Outfield positions were also marked with bulbs. There were lights to indicate balls, strikes and outs, foul balls, bunts, sacrifices, double plays and errors.
The innings and score were shown in Roman numerals. Lineups were listed on either side of the field; a small light glowed beside the name of the man at bat.
When the Giants and A’s met again in 1911, Compton’s system was installed at the Real Estate and Ideal Home Show in Madison Square Garden; 50 cents was the admission charge and Miss Gertrude L. Van Djense, soprano, entertained before the game.
Over time, other devices- some simple and others requiring several operators- began to appear. The Star Ball Players was an electromagnetic setup with magnets moving metal balls around the bases.
For the 1912 Series between the Giants and Red Sox, it was erected in Madison Square Garden, and in theaters and roller rinks throughout New York and Brooklyn.
Christy Mathewson endorsed it in newspaper ads: “If I could not see the real game, I would rather see it reproduced upon the Star Ball Player than by any other means.”
At the same time, in Asheville, North Carolina, and many other small towns, a more basic system was used to display the action. Thomas Wolfe described one such setup in Of Time and the River.
The scene Wolfe sets has a man sitting at a window wearing earphone, listening to a telephone transmission from someone at the game. Cardboard placards, used to indicate the ball and strike count on the batter, are spread out on a table before him.
He operates a complicated frame of wires and rows and columns in the window, placing a new placard on the line and removing the previous one as events occur. When a pinch hitter comes into the game, a boy runs outside with a card bearing the name of the new batter, takes from a groove the old name and shoves in the new.
In the street below, the people watch, tense and silent; from time to time they break into a wild cheer as the action moves them.
In the tenth inning of the last game of the Series, when a dropped fly ball and a pop foul that falls untouched lead to Mathewson’s toughest World Series loss, Wolfe describes the scene:
“And suddenly, even as the busy figures swarm and move there in the window before the waiting crowd, the bitter thrilling game is over . . . “
The peak of ingenuity was reached by Jackson’s Baseball Manikins in 1913, when the Giants were defeated by the Athletics.
Billed as the world’s greatest novelty, the Jackson board was a miniature ballpark, 34 by 54 feet, complete with fences and scoreboards.

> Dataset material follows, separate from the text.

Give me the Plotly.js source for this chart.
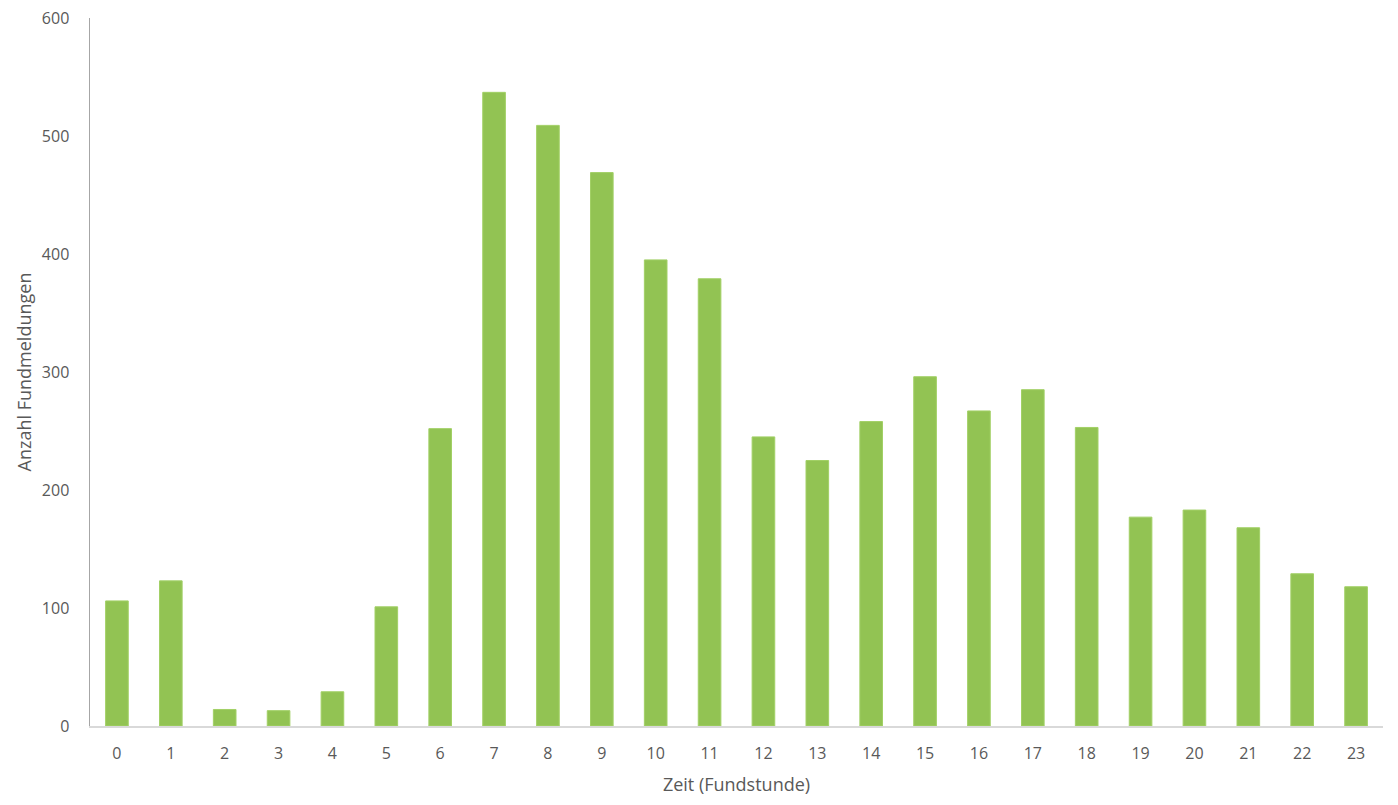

Mechanical figures did everything the players did on the field: bat, run, throw and catch, argue with the umpires – “everything but talk.”
The umpire indicated balls and strikes; the catcher walked out to talk to the pitcher and hand him the ball; the batter came out of the dugout and strode to the plate; coaches wigwagged signs; the ball followed the actual path of the ball in the game.
It was like watching the game from a hot air balloon or a rooftop two blocks away.
When the Giants played the White Sox in 1917, New York fans stood in Times Square or outside the offices of the New York World or Brooklyn Eagle, watching the games on electric displays.
To start, the ball would twirl on the mound, then move by a series of lights to the plate.
Lights traced the path of the ball when it was hit and thrown to a base. If hit to the outfield, it would circle or twirl to indicate an out; for a hit, the ball stopped in the outfield, and then returned to the pitcher as a small figure ran the bases.
A home run was shown by the ball soaring over the painted fence and the runner circling the bases.
The Playograph
By the 1920s, the Playograph was widely used. Claiming to be so accurate and detailed that no Megaphone Man was needed, it featured a real ball hung from an invisible cord.
Baserunners’ progress was marked by a series of white footprints. Made of metal, it was entirely mechanical and took six men to operate.
In addition to the weather and sore feet, spectators in the streets had another problem.
Prior to the Yankees and Giants meeting for the third straight year in 1923, a fan wrote a letter to the editor of the Press-Gazette in Green Bay, Wisconsin:
“Last year I was one of the crowd that stood there for several hours each day and I noticed one thing that was particularly annoying.
“It seemed that every time there was a tense situation, either Babe Ruth up to bat with the tying run on the bases or Frisch up with the count of 3 and 2, some farmer with a heavy wagon would come rattling along over the pavement, drowning out the announcements while we waited in terrible suspense to know the worst.
“Would it not be a fine idea if this block could be made a ‘Zone of Quiet’ each day for two hours during the series?”
From Worcester, Massachusetts, to Mexico City (where a retired Western Union telegrapher cleaned up betting on what the next batter would do after picking up the tell-tale clicks before it was announced), theaters, parks and streets were packed every fall.
Baseball fever was so virulent in Salt Lake City, the Tribune built a huge board to display the Salt Lake Bees’ games in the Pacific Coast League as well as the World Series.
Dubbed Old Ironsides, it required three men and several copyboys to operate the levers and contact wheels.
In 1928 the Tribune made a deal with NBC to tie Old Ironsides into the radio broadcast for the first audio-visual coverage of a World Series, Old Ironsides was still in operation when the Yankees and Giants met again in 1951.
As radios became more common in homes and offices in the 1930s, the Playographs and electric boards and Jackson’s amazing Manikins began to disappear.
By 1939 most of them had been dismantled and scrapped or stored away in now-forgotten warehouses.
But for 40 years, every October, as a great stadium in a distant city emptied, millions of baseball fans moved singly down the streets of a thousand towns, each remembering how he had watched the World Series game that day, wherever it was played.